The sports car designed and built by John and his partner, Robert Cumberford. This is from the article about it in Road & Track magazine in 1982. All four fenders were made of mahogany, most of the rest was aluminum, and the car was to sell for around $125,000.

One of the former GM body stylists, Robert Cumberford, and John had dreams of building their own custom vehicle, but the startup’s funding (provided by one of the founders of Data General) ran out soon after they began producing cars.

John first attended UCOH with Kay Jackson, who soon became his wife in a 2009 ceremony officiated by Rev. Steve Bolen.

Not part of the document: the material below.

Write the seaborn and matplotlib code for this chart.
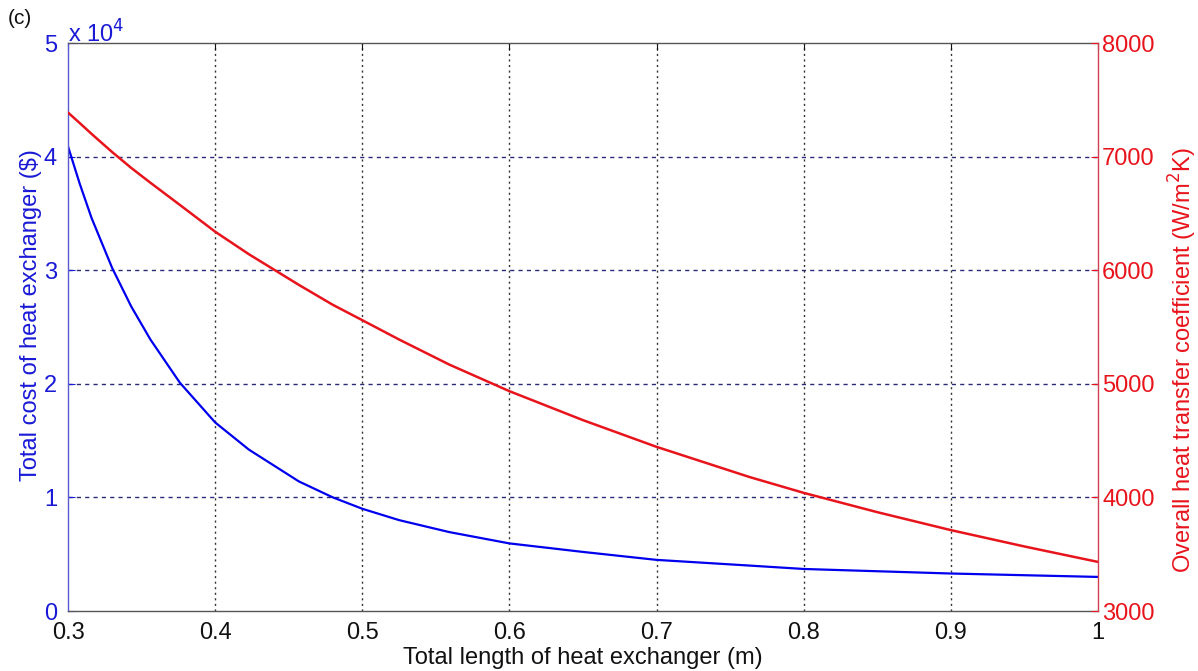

One of his most recent fun projects was to design and build a Soap Box Derby-style downhill racer for UCOH member Alice Gardiner. The event was an adaptation for adults of the traditional Soap Box Derby contest for youth. John brought his design experience and mechanical skills to bear and produced a polished aluminum car, custom fit for Alice, who piloted her three-wheeled “Mini-Vette” at the Marble Falls event in June 2016 and won the “Best of Show” award.

Custom building the “Mini-Vette” downhill racer for Alice Gardiner.

John’s skills aren’t limited to cars, though. He’s known around UCOH as a woodworker, having built some of the wooden accessories we take for granted around the church—like the box for the singing bowl, donation boxes, and stands for bulletins near the sanctuary doors. Also, just for fun, he has produced some beautiful stained glass works that hang in their Pflugerville home, highlighting the many pieces of wooden furniture he also has built.

When asked what keeps him healthy and vital at age 86, John Camden answered with quite an understatement. He said simply, “I like to do things.”